Yes, Cyprus is a small country, which is a point that seems endlessly repeated as a sort of incantation, a warding against bad stuff happening. As my friend Andy F pointed out, subprime-mortgage-backed paper was also pretty small (roughly 1.3T in size compared with a worldwide bond market around 80T), and somehow still managed to leave a mark. Cyprus is very small, relative to the eurozone. But if it was as small in significance as it is in relative GDP, do you think the EU finance ministers would be wasting this much time on them? It’s a bit like saying “I don’t care about my grade in Calculus,” and then staying up all night studying. There’s a clue that perhaps someone cares more than they’re letting on.

If Cyprus was insignificant, as opposed to small, then the other Eurozone countries would simply pony up the dough, or wave goodbye and let Cyprus exit the Eurozone.

But they can’t just pony up the dough, as that would continue a bad precedent.

And they can’t just wave goodbye. Why? Because Cyprus’s significance far outweighs its size. If Greece had left the Euro, there would be no precedent value to Cyprus’s doing so and this crisis would have been but a blip. But it doesn’t matter how big the first domino here is: the EU has sworn that the Euro is inviolate, that it’s impossible to undo, that there’s no provision from anyone leaving the union, etc. If any country leaves the Euro, the statement of absolutes is exposed to be false. And worse, from the standpoint of the elites…what if a country leaves the Euro and survives?

So, while everyone tries to persuade investors (and they’re largely succeeding, it seems) not to be concerned about Cyprus because it’s so small, the country declared that its banks will remain closed through next Tuesday. Russians are lecturing Europeans on how the seizure of private property reminds them of Soviets.
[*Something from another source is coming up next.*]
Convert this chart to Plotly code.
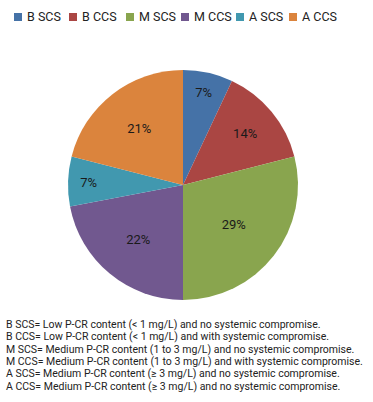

And, after declaring that the Cypriot government had to enforce the levy or lose the bailout funds – and then watching the legislature vote 36-0 to reject the levy – European officials are trying to find some way to look like they are sticking to their principles while compromising them. The ECB has delayed a decision on whether to keep supporting Cypriot banks as the discussions between Cyprus and Eurozone finance ministers continue. Looks like someone really does want to pass that unimportant Calculus exam! Perhaps we should not take the protestations of insignificance at face value.

All of which is to say that within a week or two, unless the Eurozone capitulates, Cyprus is still going to go through bank failures and sovereign default and possibly exit or be ejected from the Eurozone. The market is pricing a near-100% chance that these finance ministers capitulate, scuttling their own political futures for the sake of the Euro and returning the Euro crisis to a slow simmer from a rolling boil – not solving anything, but delaying the inevitable. So far, this has been a good bet. But 100-1 odds are probably worth taking, especially when it involves a politician sacrificing his/her future for an idea.

The FOMC also met yesterday, and as expected the pedal remains pressed to the metal. If there had been any question about that one week ago (and I don’t think there really was), the Cypriot events eliminated any chance that the FOMC would even hint at an eventual walking-back of liquidity. It’s not going to happen any time soon.

Today, Thursday, we’ll get a look at Existing Home Sales for February. While most focus will be applied to the headline number, which is expected to touch 5.0mm sales for the first time (absent government programs) since 2007, I am much more attentive to the year-on-year rise in the median home sales price. That figure was last at an astounding 12.61%, and surely can’t go much higher than that?